**GIVEN TASK:** In your copy, include every line of the listing below exactly but none of the pictures.

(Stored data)

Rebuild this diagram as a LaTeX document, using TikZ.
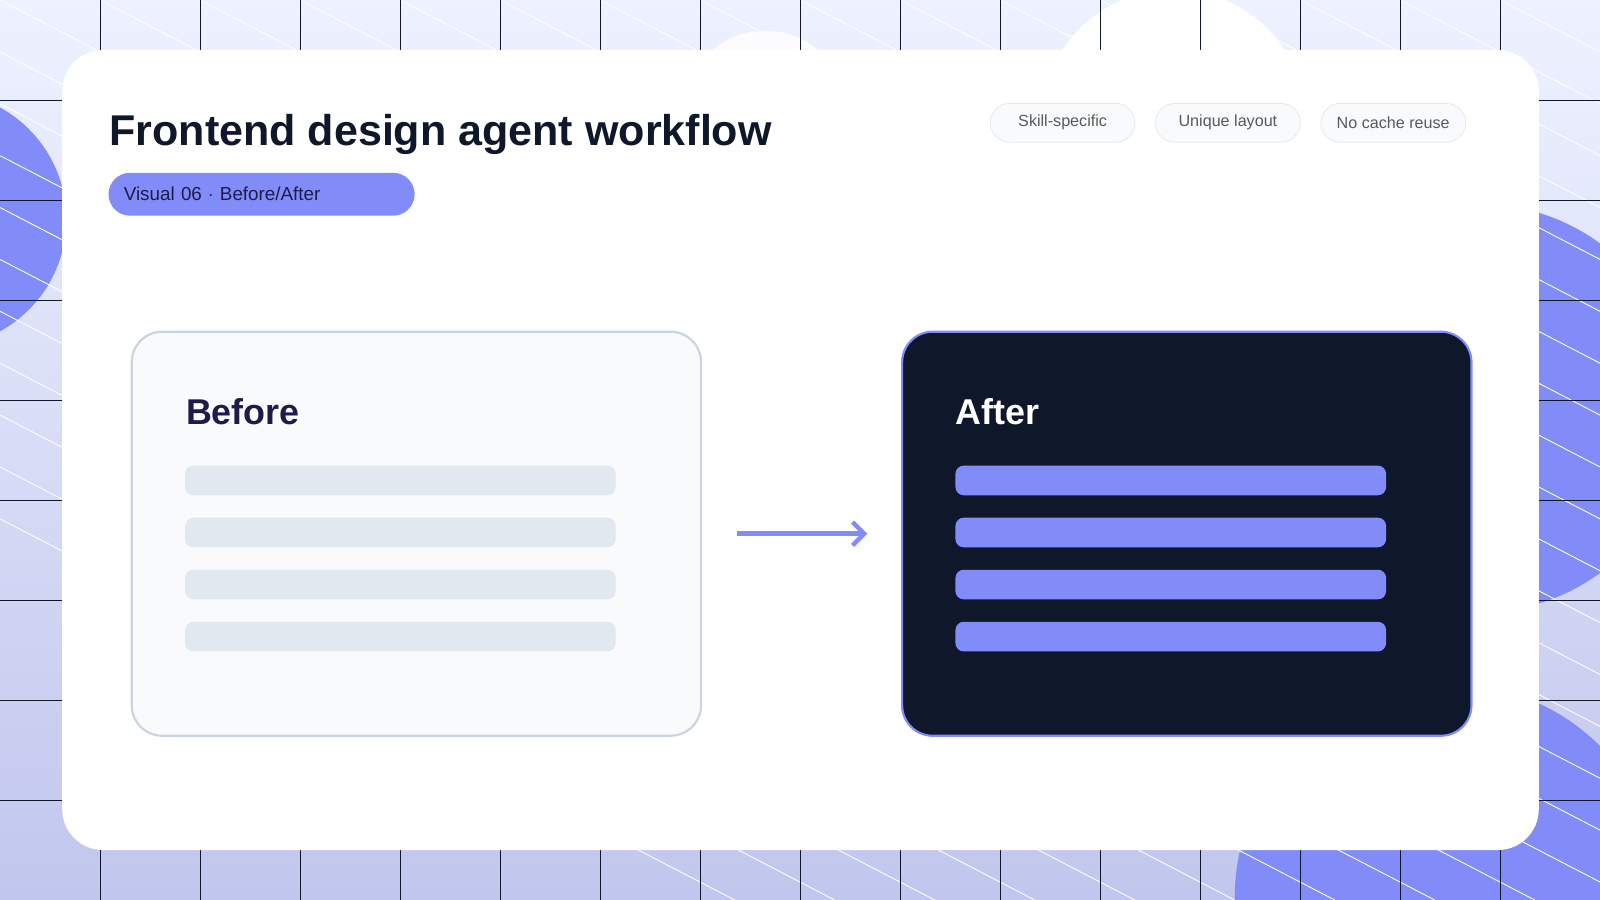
\documentclass[tikz,border=0pt]{standalone}
\usepackage{fontspec}
\setmainfont{Liberation Sans}
\usetikzlibrary{positioning,arrows.meta}
\definecolor{indigo}{HTML}{818CF8}
\definecolor{navy}{HTML}{0F172A}
\definecolor{slatebg}{HTML}{F8FAFC}
\definecolor{slateline}{HTML}{CBD5E1}
\definecolor{barcol}{HTML}{E2E8F0}
\definecolor{ink}{HTML}{1E1B4B}
\definecolor{bgtop}{HTML}{EEF2FF}
\definecolor{bgbot}{HTML}{C1C6EE}
\tikzset{
  panel/.style={rounded corners=30*0.02cm, line width=1.2pt, minimum width=558*0.02cm, minimum height=396*0.02cm, anchor=north west},
  bar/.style={rounded corners=8*0.02cm, minimum width=422*0.02cm, minimum height=29*0.02cm, anchor=north west, inner sep=0pt},
  tag/.style={draw=barcol, fill=slatebg, rounded corners=19*0.02cm, minimum width=142*0.02cm, minimum height=38*0.02cm, anchor=north west, font=\fontsize{9}{11}\selectfont, text=black!65},
}
\begin{document}
\begin{tikzpicture}[x=0.02cm, y=-0.02cm, > = Straight Barb]
	\useasboundingbox (0,0) rectangle (1568,882);
	% background
	\begin{scope}
	\clip (0,0) rectangle (1568,882);
	\shade[top color=bgtop, bottom color=bgbot] (0,0) rectangle (1568,882);
	\fill[indigo] (-60,215) circle (125);
	\fill[indigo] (1450,400) circle (200);
	\fill[indigo] (1420,880) circle (210);
	\fill[white!80!bgtop] (750,110) circle (80);
	\fill[white] (1150,120) circle (130);
	\foreach \i in {-10,...,18}
		\draw[white, line width=0.5pt] (\i*98,0) -- ++(1700,882);
	\foreach \i in {1,...,16}
		\draw[navy, line width=0.5pt] (\i*98,0) -- (\i*98,882);
	\foreach \j in {1,...,8}
		\draw[navy, line width=0.5pt] (0,\j*98) -- (1568,\j*98);
	\end{scope}
	% card
	\fill[white, rounded corners=40*0.02cm] (61,49) rectangle (1508,833);
	\node[anchor=base west, inner sep=0pt, font=\fontsize{24}{28}\selectfont\bfseries, text=navy] (title) at (107,143) {Frontend design agent workflow};
	\node[fill=indigo, rounded corners=21*0.02cm, minimum width=300*0.02cm, minimum height=42*0.02cm, anchor=north west, text=ink, font=\fontsize{10.5}{12}\selectfont, text width=270*0.02cm] (badge) at (106,169) {Visual 06 $\cdot$ Before/After};
	\node[tag] (skill) at (970,101) {Skill-specific};
	\node[tag] (unique) at (1132,101) {Unique layout};
	\node[tag] (cache) at (1294,101) {No cache reuse};
	% panels
	\node[panel, draw=slateline, fill=slatebg] (before) at (128,324) {};
	\node[panel, draw=indigo, fill=navy] (after) at (883,324) {};
	\node[anchor=base west, inner sep=0pt, font=\fontsize{20}{24}\selectfont\bfseries, text=ink] (beforetitle) at (182,416) {Before};
	\node[anchor=base west, inner sep=0pt, font=\fontsize{20}{24}\selectfont\bfseries, text=white] (aftertitle) at (936,416) {After};
	\foreach \k in {0,...,3}{
		\node[bar, fill=barcol] (bbar\k) at (181,456+51*\k) {};
		\node[bar, fill=indigo] (abar\k) at (936,456+51*\k) {};
	}
	\draw[->, indigo, line width=2.5pt, shorten <=34*0.02cm, shorten >=33*0.02cm] (before.east) -- (after.west);
\end{tikzpicture}
\end{document}
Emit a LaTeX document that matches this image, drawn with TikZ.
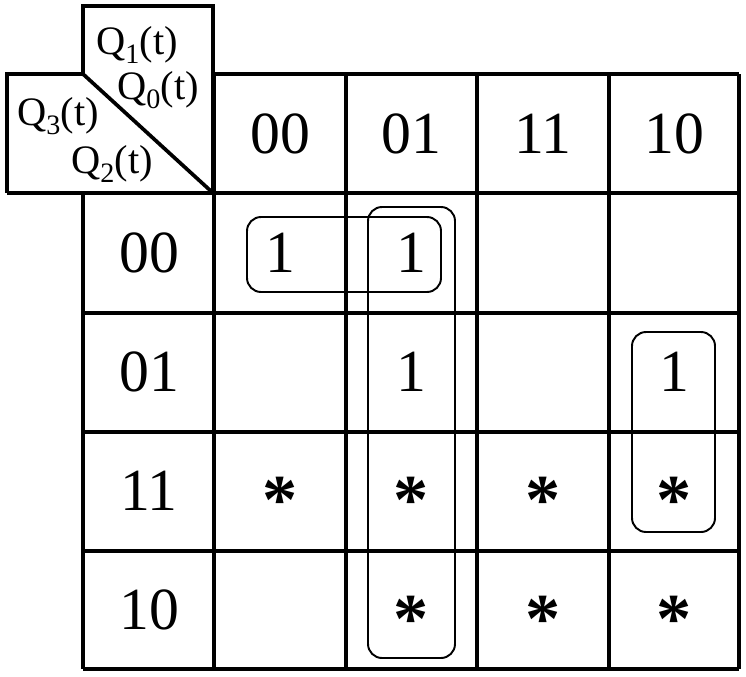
\documentclass[tikz,border=0pt]{standalone}
\usepackage{fontspec}
\setmainfont{Liberation Serif}
\usetikzlibrary{positioning}
\tikzset{
grid line/.style={line width=2.1pt},
group box/.style={line width=1.1pt, rounded corners=8pt},
cell/.style={font=\fontsize{34}{40}\selectfont, inner sep=0pt},
dc/.style={cell, font=\fontsize{40}{46}\selectfont\bfseries, yshift=-5.5pt}, % raise the * to the cell middle
var label/.style={font=\fontsize{23}{27}\selectfont, inner sep=0pt},
}
\newcommand{\lowsub}[1]{\raisebox{-0.45ex}{\fontsize{16}{18}\selectfont #1}}

\begin{document}
\begin{tikzpicture}[x=0.02cm, y=-0.02cm]
\useasboundingbox (0,0) rectangle (746,676);

% corner with the variable names
\draw[grid line] (83,74) -- (83,6) -- (213,6) -- (213,193);
\draw[grid line] (83,74) -- (7,74) -- (7,193);
\draw[grid line] (83,74) -- (213,193);
\node[var label] (q1) at (137,45) {Q\lowsub{1}(t)};
\node[var label] (q0) at (158,90) {Q\lowsub{0}(t)};
\node[var label] (q3) at (58,116) {Q\lowsub{3}(t)};
\node[var label] (q2) at (112,164) {Q\lowsub{2}(t)};

% table lines
\draw[grid line] (214,74) -- (739,74);
\draw[grid line] (7,193) -- (739,193);
\foreach \y in {313,432,551,669}
  \draw[grid line] (83,\y) -- (739,\y);
\draw[grid line] (83,193) -- (83,669);
\foreach \x in {214,346,477,609,739}
  \draw[grid line] (\x,74) -- (\x,669);

% column heads Q1 Q0
\node[cell] (c00) at (280,134) {00};
\node[cell] (c01) at (411,134) {01};
\node[cell] (c11) at (543,134) {11};
\node[cell] (c10) at (674,134) {10};

% row heads Q3 Q2
\node[cell] (r00) at (149,253) {00};
\node[cell] (r01) at (149,372) {01};
\node[cell] (r11) at (149,491) {11};
\node[cell] (r10) at (149,610) {10};

% entries
\node[cell] (m00-00) at (280,253) {1};
\node[cell] (m00-01) at (411,253) {1};
\node[cell] (m01-01) at (411,372) {1};
\node[cell] (m01-10) at (674,372) {1};
\node[dc] (m11-00) at (280,491) {*};
\node[dc] (m11-01) at (411,491) {*};
\node[dc] (m11-11) at (543,491) {*};
\node[dc] (m11-10) at (674,491) {*};
\node[dc] (m10-01) at (411,610) {*};
\node[dc] (m10-11) at (543,610) {*};
\node[dc] (m10-10) at (674,610) {*};

% groups
\draw[group box] (247,217) rectangle (441,292);
\draw[group box] (368,207) rectangle (455,658);
\draw[group box] (632,332) rectangle (715,532);

\end{tikzpicture}
\end{document}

**REPLY:**
Rebuild this diagram as a LaTeX document, using TikZ.
\documentclass[tikz,border=0pt]{standalone}
\usepackage{fontspec}
\setmainfont{Liberation Sans}
\usetikzlibrary{positioning,arrows.meta}
\definecolor{indigo}{HTML}{818CF8}
\definecolor{navy}{HTML}{0F172A}
\definecolor{slatebg}{HTML}{F8FAFC}
\definecolor{slateline}{HTML}{CBD5E1}
\definecolor{barcol}{HTML}{E2E8F0}
\definecolor{ink}{HTML}{1E1B4B}
\definecolor{bgtop}{HTML}{EEF2FF}
\definecolor{bgbot}{HTML}{C1C6EE}
\tikzset{
  panel/.style={rounded corners=30*0.02cm, line width=1.2pt, minimum width=558*0.02cm, minimum height=396*0.02cm, anchor=north west},
  bar/.style={rounded corners=8*0.02cm, minimum width=422*0.02cm, minimum height=29*0.02cm, anchor=north west, inner sep=0pt},
  tag/.style={draw=barcol, fill=slatebg, rounded corners=19*0.02cm, minimum width=142*0.02cm, minimum height=38*0.02cm, anchor=north west, font=\fontsize{9}{11}\selectfont, text=black!65},
}
\begin{document}
\begin{tikzpicture}[x=0.02cm, y=-0.02cm, > = Straight Barb]
	\useasboundingbox (0,0) rectangle (1568,882);
	% background
	\begin{scope}
	\clip (0,0) rectangle (1568,882);
	\shade[top color=bgtop, bottom color=bgbot] (0,0) rectangle (1568,882);
	\fill[indigo] (-60,215) circle (125);
	\fill[indigo] (1450,400) circle (200);
	\fill[indigo] (1420,880) circle (210);
	\fill[white!80!bgtop] (750,110) circle (80);
	\fill[white] (1150,120) circle (130);
	\foreach \i in {-10,...,18}
		\draw[white, line width=0.5pt] (\i*98,0) -- ++(1700,882);
	\foreach \i in {1,...,16}
		\draw[navy, line width=0.5pt] (\i*98,0) -- (\i*98,882);
	\foreach \j in {1,...,8}
		\draw[navy, line width=0.5pt] (0,\j*98) -- (1568,\j*98);
	\end{scope}
	% card
	\fill[white, rounded corners=40*0.02cm] (61,49) rectangle (1508,833);
	\node[anchor=base west, inner sep=0pt, font=\fontsize{24}{28}\selectfont\bfseries, text=navy] (title) at (107,143) {Frontend design agent workflow};
	\node[fill=indigo, rounded corners=21*0.02cm, minimum width=300*0.02cm, minimum height=42*0.02cm, anchor=north west, text=ink, font=\fontsize{10.5}{12}\selectfont, text width=270*0.02cm] (badge) at (106,169) {Visual 06 $\cdot$ Before/After};
	\node[tag] (skill) at (970,101) {Skill-specific};
	\node[tag] (unique) at (1132,101) {Unique layout};
	\node[tag] (cache) at (1294,101) {No cache reuse};
	% panels
	\node[panel, draw=slateline, fill=slatebg] (before) at (128,324) {};
	\node[panel, draw=indigo, fill=navy] (after) at (883,324) {};
	\node[anchor=base west, inner sep=0pt, font=\fontsize{20}{24}\selectfont\bfseries, text=ink] (beforetitle) at (182,416) {Before};
	\node[anchor=base west, inner sep=0pt, font=\fontsize{20}{24}\selectfont\bfseries, text=white] (aftertitle) at (936,416) {After};
	\foreach \k in {0,...,3}{
		\node[bar, fill=barcol] (bbar\k) at (181,456+51*\k) {};
		\node[bar, fill=indigo] (abar\k) at (936,456+51*\k) {};
	}
	\draw[->, indigo, line width=2.5pt, shorten <=34*0.02cm, shorten >=33*0.02cm] (before.east) -- (after.west);
\end{tikzpicture}
\end{document}
Emit a LaTeX document that matches this image, drawn with TikZ.
\documentclass[tikz,border=0pt]{standalone}
\usepackage{fontspec}
\setmainfont{Liberation Serif}
\usetikzlibrary{positioning}
\tikzset{
grid line/.style={line width=2.1pt},
group box/.style={line width=1.1pt, rounded corners=8pt},
cell/.style={font=\fontsize{34}{40}\selectfont, inner sep=0pt},
dc/.style={cell, font=\fontsize{40}{46}\selectfont\bfseries, yshift=-5.5pt}, % raise the * to the cell middle
var label/.style={font=\fontsize{23}{27}\selectfont, inner sep=0pt},
}
\newcommand{\lowsub}[1]{\raisebox{-0.45ex}{\fontsize{16}{18}\selectfont #1}}

\begin{document}
\begin{tikzpicture}[x=0.02cm, y=-0.02cm]
\useasboundingbox (0,0) rectangle (746,676);

% corner with the variable names
\draw[grid line] (83,74) -- (83,6) -- (213,6) -- (213,193);
\draw[grid line] (83,74) -- (7,74) -- (7,193);
\draw[grid line] (83,74) -- (213,193);
\node[var label] (q1) at (137,45) {Q\lowsub{1}(t)};
\node[var label] (q0) at (158,90) {Q\lowsub{0}(t)};
\node[var label] (q3) at (58,116) {Q\lowsub{3}(t)};
\node[var label] (q2) at (112,164) {Q\lowsub{2}(t)};

% table lines
\draw[grid line] (214,74) -- (739,74);
\draw[grid line] (7,193) -- (739,193);
\foreach \y in {313,432,551,669}
  \draw[grid line] (83,\y) -- (739,\y);
\draw[grid line] (83,193) -- (83,669);
\foreach \x in {214,346,477,609,739}
  \draw[grid line] (\x,74) -- (\x,669);

% column heads Q1 Q0
\node[cell] (c00) at (280,134) {00};
\node[cell] (c01) at (411,134) {01};
\node[cell] (c11) at (543,134) {11};
\node[cell] (c10) at (674,134) {10};

% row heads Q3 Q2
\node[cell] (r00) at (149,253) {00};
\node[cell] (r01) at (149,372) {01};
\node[cell] (r11) at (149,491) {11};
\node[cell] (r10) at (149,610) {10};

% entries
\node[cell] (m00-00) at (280,253) {1};
\node[cell] (m00-01) at (411,253) {1};
\node[cell] (m01-01) at (411,372) {1};
\node[cell] (m01-10) at (674,372) {1};
\node[dc] (m11-00) at (280,491) {*};
\node[dc] (m11-01) at (411,491) {*};
\node[dc] (m11-11) at (543,491) {*};
\node[dc] (m11-10) at (674,491) {*};
\node[dc] (m10-01) at (411,610) {*};
\node[dc] (m10-11) at (543,610) {*};
\node[dc] (m10-10) at (674,610) {*};

% groups
\draw[group box] (247,217) rectangle (441,292);
\draw[group box] (368,207) rectangle (455,658);
\draw[group box] (632,332) rectangle (715,532);

\end{tikzpicture}
\end{document}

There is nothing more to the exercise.